There are physical, practical and psychological components to sled dog racing. The brothers do a lot of running, so that they’re able to get out and help the dogs if, for instance, there’s a steep hill ahead of them.

“I just try to run. I try to do a mile in under seven minutes,” Caleb Hayes said. “I try to do that and build up my stamina, so I’m ready for this. I know I have to be as ready as the dogs are.”

They have to wear the right gear so that they stay warm enough even in the coldest conditions. Having really good gloves and warm boots is critical, as is wearing lots of layers of non-cotton clothing like wool, plus a warm hat and a face mask.

“The cold literally does take your breath away,” Caleb Hayes said. “I think the coldest it’s ever gotten was negative 29 degrees. It gets really crazy.”

And that plays into the psychological preparation, too. Dog sledding is a challenging endeavor that can require people to get out of their comfort zone. When Caleb Hayes was 10 or 11, he was afraid of the dark and the cold. One night, his dad woke him and his older brother, Asa Hayes, up so that they could do a night run.
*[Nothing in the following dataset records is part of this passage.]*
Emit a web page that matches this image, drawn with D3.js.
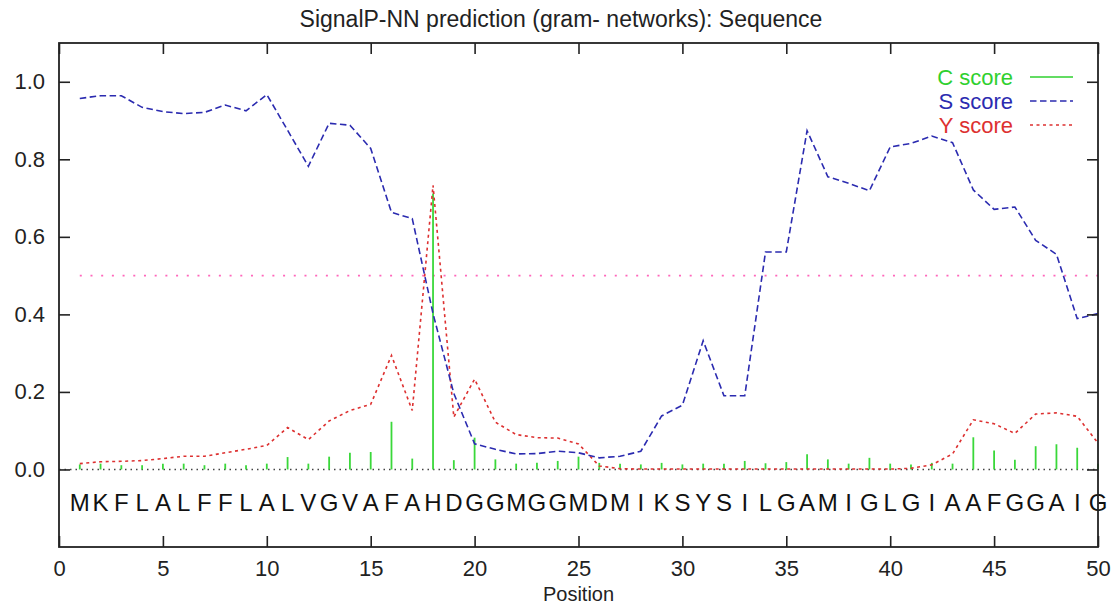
<!DOCTYPE html>
<html><head><meta charset="utf-8">
<script src="https://cdn.jsdelivr.net/npm/d3@7"></script>
<style>
body{margin:0;background:#fff}
svg{display:block}
text{font-family:"Liberation Sans",Arial,Helvetica,sans-serif}
</style>
</head><body>
<svg id="chart" width="1117" height="605"></svg>
<script>
const chartTitle = "SignalP-NN prediction (gram- networks): Sequence";
const xLabel = "Position";
const sequence = ["M","K","F","L","A","L","F","F","L","A",
                  "L","V","G","V","A","F","A","H","D","G",
                  "G","M","G","G","M","D","M","I","K","S",
                  "Y","S","I","L","G","A","M","I","G","L",
                  "G","I","A","A","F","G","G","A","I","G"];
const cScore = [0.013,0.015,0.011,0.011,0.015,0.015,0.011,0.015,0.011,0.015,
                0.032,0.015,0.033,0.043,0.045,0.123,0.028,0.712,0.024,0.082,
                0.026,0.015,0.017,0.022,0.033,0.017,0.015,0.013,0.017,0.013,
                0.015,0.015,0.022,0.016,0.019,0.039,0.026,0.015,0.030,0.015,
                0.013,0.017,0.015,0.083,0.049,0.025,0.060,0.065,0.056,0.015];
const sScore = [0.957,0.964,0.964,0.934,0.923,0.918,0.921,0.940,0.925,0.967,
                0.875,0.782,0.893,0.888,0.828,0.663,0.647,0.402,0.196,0.066,
                0.052,0.040,0.041,0.047,0.043,0.030,0.034,0.047,0.138,0.166,
                0.332,0.190,0.190,0.561,0.561,0.874,0.755,0.738,0.719,0.832,
                0.841,0.860,0.843,0.721,0.671,0.677,0.591,0.555,0.389,0.402];
const yScore = [0.015,0.020,0.021,0.023,0.028,0.034,0.034,0.043,0.052,0.062,
                0.108,0.077,0.125,0.152,0.168,0.294,0.152,0.733,0.135,0.233,
                0.122,0.090,0.082,0.081,0.066,0.009,0.002,0.001,0.001,0.001,
                0.001,0.001,0.001,0.001,0.001,0.001,0.001,0.001,0.001,0.001,
                0.003,0.012,0.040,0.128,0.118,0.093,0.143,0.146,0.137,0.068];
const threshold = [0.5, 0.5];
const thresholdSpan = [1, 50];
const xTicks = [0,5,10,15,20,25,30,35,40,45,50];
const yTicks = [0,0.2,0.4,0.6,0.8,1.0];
const legendLabels = ["C score","S score","Y score"];

const L = 59, R = 1098, T = 43, B = 547;
const svg = d3.select("#chart");

const x = d3.scaleLinear().domain([0,50]).range([L,R]);
const y = d3.scaleLinear().domain([-0.2,1.1]).range([B,T]);

const green = "#2fd02f", blue = "#2b2bb0", red = "#dd3030", pink = "#ff66bb";

// title
svg.append("text").attr("x",561).attr("y",19).attr("dy","0.35em")
  .attr("text-anchor","middle").attr("font-size",23).attr("fill","#222")
  .text(chartTitle);

// zero axis
svg.append("line").attr("x1",x(0)).attr("x2",x(50)).attr("y1",y(0)).attr("y2",y(0))
  .attr("stroke","#444").attr("stroke-width",1.4).attr("stroke-dasharray","1.5,4");

// threshold
svg.append("path").datum(thresholdSpan.map((p,i)=>[p,threshold[i]]))
  .attr("d", d3.line().x(d=>x(d[0])).y(d=>y(d[1])))
  .attr("stroke",pink).attr("stroke-width",1.6).attr("fill","none")
  .attr("stroke-dasharray","2,8.7");

// C impulses
svg.append("g").selectAll("line").data(cScore).join("line")
  .attr("x1",(d,i)=>x(i+1)).attr("x2",(d,i)=>x(i+1))
  .attr("y1",y(0)).attr("y2",d=>y(d))
  .attr("stroke","#3ad83a").attr("stroke-width",1.8);

const line = d3.line().x((d,i)=>x(i+1)).y(d=>y(d));

// Y score
svg.append("path").datum(yScore).attr("d",line)
  .attr("fill","none").attr("stroke",red).attr("stroke-width",1.6)
  .attr("stroke-dasharray","3,3.5");

// S score
svg.append("path").datum(sScore).attr("d",line)
  .attr("fill","none").attr("stroke",blue).attr("stroke-width",1.6)
  .attr("stroke-dasharray","6.5,3.5");

// sequence letters
svg.append("g").selectAll("text").data(sequence).join("text")
  .attr("x",(d,i)=>x(i+1)).attr("y",503).attr("dy","0.35em")
  .attr("text-anchor","middle").attr("font-size",24).attr("fill","#111")
  .text(d=>d);

// axes
const axB = svg.append("g").attr("transform",`translate(0,${B})`)
  .call(d3.axisBottom(x).tickValues(xTicks).tickSize(-11).tickPadding(13).tickFormat(d3.format("d")));
const axT = svg.append("g").attr("transform",`translate(0,${T})`)
  .call(d3.axisTop(x).tickValues(xTicks).tickSize(-11).tickFormat(""));
const axL = svg.append("g").attr("transform",`translate(${L},0)`)
  .call(d3.axisLeft(y).tickValues(yTicks).tickSize(-11).tickPadding(14).tickFormat(d3.format(".1f")));
const axR = svg.append("g").attr("transform",`translate(${R},0)`)
  .call(d3.axisRight(y).tickValues(yTicks).tickSize(-11).tickFormat(""));
[axB,axT,axL,axR].forEach(g=>{
  g.select(".domain").remove();
  g.selectAll(".tick line").attr("stroke","#222").attr("stroke-width",1.6);
  g.selectAll(".tick text").attr("font-size",22).attr("fill","#222")
   .style("font-family",'"Liberation Sans",Arial,sans-serif');
});

// frame
svg.append("rect").attr("x",L).attr("y",T).attr("width",R-L).attr("height",B-T)
  .attr("fill","none").attr("stroke","#222").attr("stroke-width",1.8);

// x label
svg.append("text").attr("x",(L+R)/2).attr("y",594).attr("dy","0.35em")
  .attr("text-anchor","middle").attr("font-size",20).attr("fill","#222").text(xLabel);

// legend
const legendColors = [green, blue, red];
const legendDash = [null, "6.5,3.5", "3,3.5"];
const legendY = [77, 101, 125];
legendLabels.forEach((lab,i)=>{
  svg.append("text").attr("x",1013).attr("y",legendY[i]).attr("dy","0.35em")
    .attr("text-anchor","end").attr("font-size",22).attr("fill",legendColors[i]).text(lab);
  svg.append("line").attr("x1",1030).attr("x2",1073).attr("y1",legendY[i]).attr("y2",legendY[i])
    .attr("stroke",legendColors[i]).attr("stroke-width",1.6)
    .attr("stroke-dasharray",legendDash[i]);
});
</script>
</body></html>
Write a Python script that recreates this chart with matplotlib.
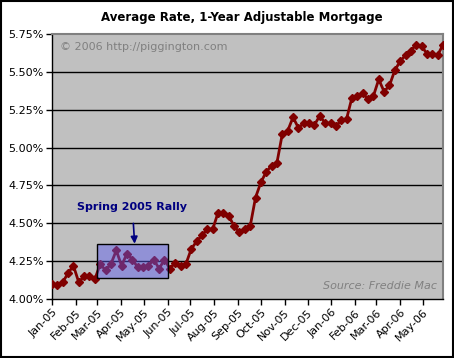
import numpy as np
import pandas as pd
import matplotlib
matplotlib.use("Agg")
import matplotlib.pyplot as plt
import matplotlib.dates as mdates
from matplotlib.patches import Rectangle

# weekly Freddie Mac survey, 1-year ARM (%)
start_week = "2005-01-06"
rates = [4.10, 4.09, 4.11, 4.17, 4.22, 4.11, 4.15, 4.15, 4.13, 4.23,
         4.19, 4.23, 4.32, 4.22, 4.30, 4.26, 4.21, 4.21, 4.22, 4.26,
         4.20, 4.26, 4.20, 4.24, 4.22, 4.23, 4.33, 4.38, 4.42, 4.46,
         4.46, 4.57, 4.57, 4.55, 4.48, 4.44, 4.46, 4.48, 4.67, 4.77,
         4.84, 4.88, 4.90, 5.09, 5.11, 5.20, 5.13, 5.16, 5.16, 5.15,
         5.21, 5.16, 5.16, 5.14, 5.18, 5.19, 5.33, 5.34, 5.36, 5.32,
         5.34, 5.45, 5.37, 5.41, 5.51, 5.57, 5.61, 5.64, 5.68, 5.67,
         5.62, 5.62, 5.61, 5.68]
# Excel date axis: one tick a month, on the 6th (axis starts at first week)
month_ticks = pd.date_range("2005-01-01", "2006-05-01", freq="MS") + pd.Timedelta(days=5)
y_ticks = [4.00, 4.25, 4.50, 4.75, 5.00, 5.25, 5.50, 5.75]

rally_start, rally_end = "2005-03-06", "2005-06-06"
rally_low, rally_high = 4.14, 4.36

dates = pd.date_range(start_week, periods=len(rates), freq="7D")

fig = plt.figure(figsize=(4.54, 3.58), dpi=100)
ax = fig.add_axes([0.1145, 0.165, 0.8613, 0.740])
ax.set_facecolor("#c0c0c0")

ax.plot(dates, rates, color="#800000", lw=2, marker="D", ms=4.5, zorder=3)

for y in y_ticks[1:-1]:
    ax.axhline(y, color="black", lw=1, zorder=1)

x0 = mdates.date2num(pd.Timestamp(rally_start))
x1 = mdates.date2num(pd.Timestamp(rally_end))
ax.add_patch(Rectangle((x0, rally_low), x1 - x0, rally_high - rally_low,
                       facecolor=(0.35, 0.35, 0.95, 0.45), edgecolor="black",
                       lw=1, zorder=4))

ax.annotate("Spring 2005 Rally", xy=((x0 + x1) / 2 + 3, rally_high + 0.005),
            xytext=((x0 + x1) / 2, 4.605), ha="center", va="center",
            fontsize=8, fontweight="bold", color="#000080",
            arrowprops=dict(arrowstyle="-|>", color="#000080", lw=1.2,
                            mutation_scale=10, shrinkA=6, shrinkB=0))

ax.set_xlim(dates[0], dates[-1])
ax.set_ylim(4.0, 5.75)
ax.set_yticks(y_ticks)
ax.set_yticklabels(["%.2f%%" % v for v in y_ticks], fontsize=8)
ax.set_xticks(month_ticks)
ax.set_xticklabels([d.strftime("%b-%y") for d in month_ticks], fontsize=8,
                   rotation=45, ha="right", rotation_mode="anchor")
ax.tick_params(direction="out", length=4, width=1, colors="black", pad=2)

for side in ["top", "right"]:
    ax.spines[side].set_color("#808080")
    ax.spines[side].set_linewidth(1.5)
for side in ["left", "bottom"]:
    ax.spines[side].set_color("black")
    ax.spines[side].set_linewidth(1)

ax.text(0.02, 0.97, "\u00a9 2006 http://piggington.com", transform=ax.transAxes,
        fontsize=8, color="#808080", ha="left", va="top")
ax.text(0.985, 0.03, "Source: Freddie Mac", transform=ax.transAxes,
        fontsize=8, color="#808080", style="italic", ha="right", va="bottom")

fig.text(0.533, 0.952, "Average Rate, 1-Year Adjustable Mortgage",
         fontsize=8.5, fontweight="bold", ha="center", va="center")

fig.patches.append(Rectangle((0.002, 0.003), 0.995, 0.994, transform=fig.transFigure,
                             fill=False, edgecolor="black", lw=1.5))

fig.savefig("out.png", dpi=100)
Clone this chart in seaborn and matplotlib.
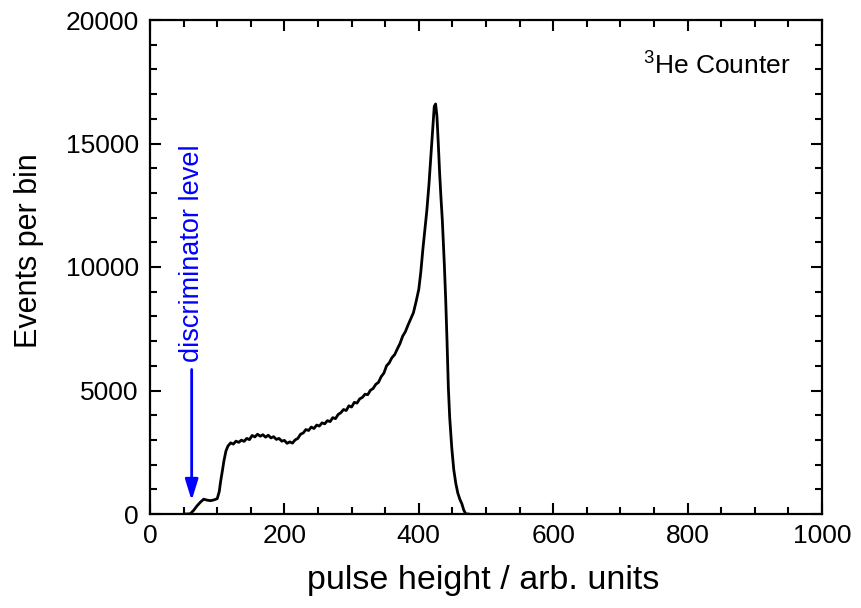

“I was scared to do it,” Caleb Hayes said.

He and his brother were in the same sled, but he still felt alone and frightened.

The Seppala Siberian Sleddogs that Waldo County brothers Caleb and Christian Hayes train and race are descended from famed sled dog Togo and the heroic team that transported lifesaving antitoxin to the people of Nome, Alaska, during a 1925 diphtheria epidemic. Credit: Courtesy of Caleb Hayes

“Then Asa said, ‘Hey look, watch this.’ He shut off his light. It was snowing at the time. We were in between trees, and it was insanely beautiful,” Caleb Hayes said. “All I can remember is looking at the dogs and thinking, ‘I’m not alone.’ I started feeling warmer on the inside. And being afraid of the dark kind of went away.”

Christian Hayes said he’s learned a lot from sled dog racing and training. In times of stress, when he’s tuckered out and the dogs also seem tired, it’s important to take a break, he said.

“You can give them a few minutes, give them some praise, hug and cuddle them,” he said. “Once they’re ready, they’ll let you know. They’ll be jumping and pushing and pulling the sled. It’s awesome.”

There’s a life lesson in that.

“Don’t quit. Take a break instead,” he said.

Both brothers hope to keep on dog sledding as a hobby for a long time to come.

“It’s pretty much a sport that me and my brother have done our whole lives,” Christian Hayes said. “Where we run dogs in sub-zero temperatures and have a lot of fun in the wilderness.”